另一邊,一些高收視率時間段的廣告資源供不應求,「遞條子」「打電話」等走后門現象屢見不鮮,甚至還有倒賣廣告資源的。也使得央視出現一種怪相——收視率越高,廣告千人成本卻越低。

結果就是,堂堂中國第一大電視臺,一年廣告收入不足十億。

而改變這一切的,就是譚希松。

入職央視后,她做了許多前人看來難以想象的創新。

1998年,當時還在央視對外部,擔任獨立編導的李詠在觀看歐洲老牌娛樂公司ECM旗下綜藝節目《GO BINGO》后,驚為天人,覺得中國應該引進類似節目。

他先是向對外部領導提案,被否決,然后又找到文藝中心,繼續被拒絕。
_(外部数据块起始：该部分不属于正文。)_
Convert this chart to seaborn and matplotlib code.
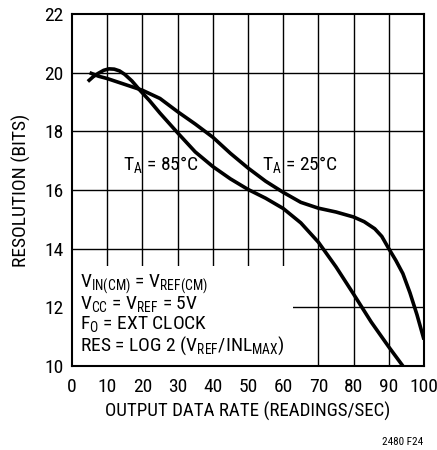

不甘心的他,把樣片送到了CCTV2套??催^樣片后,譚希松認定這個節目背后,有著非常大的商業潛力,她直接給李詠打了個電話,說出了李詠一輩子都忘不了的一句話「這個項目,我要了!」。

于是乎,在譚希松的支持下,一檔帶著濃厚商業味兒的節目誕生了,它叫做《幸運52》。

譚希松的另一個創舉,是她針對地方政府宣傳工作,開創了一種新的廣告模式,也就是我們小時候經常在CCTV4臺看到的,各種「大美xx」、「好客xx」的城市宣傳片。

而她最重要的創新,在于她給央視帶來了一套全新的招商玩法:競標。

1994年11月18日,在央視彩電中心的食堂,譚希松舉辦了一次招商會。

為了這次招商,她親自出馬,遍訪各地豪杰,廣撒招標英雄帖。

因為招商的標的,是央視最核心的廣告資源,包括《新聞聯播》前后時段,《天氣預報》和《焦點訪談》前的廣告時段等等。

招商會的日期設定也很有講究,11月18,諧音「要要要發」。

之所以選擇競標,一方面是比較公開,能用不得罪人的方式解決走后門問題,更重要的是,這是一場企業之間的競賽。

在那個國內統一大市場尚未建立,不同省份地區之間工業結構雷同,搞「大而全」、「小而全」的年代,存在著無數中小型企業,它們在區域市場完成了原始積累,在當地成為了財富贏家。

成功的慣性,讓這些企業希望更進一步,問鼎全國。

央視黃金時段廣告,便是它們逐鹿天下的敲門磚,為了爭奪這塊敲門磚,必然有無數企業家愿意在標王頭銜上一擲千金。

后來的發展,也的確如譚希松所料。央視黃金時段的招標額從1994年的5.6億,一路飆升到2012年歷史最巔峰的158.8億。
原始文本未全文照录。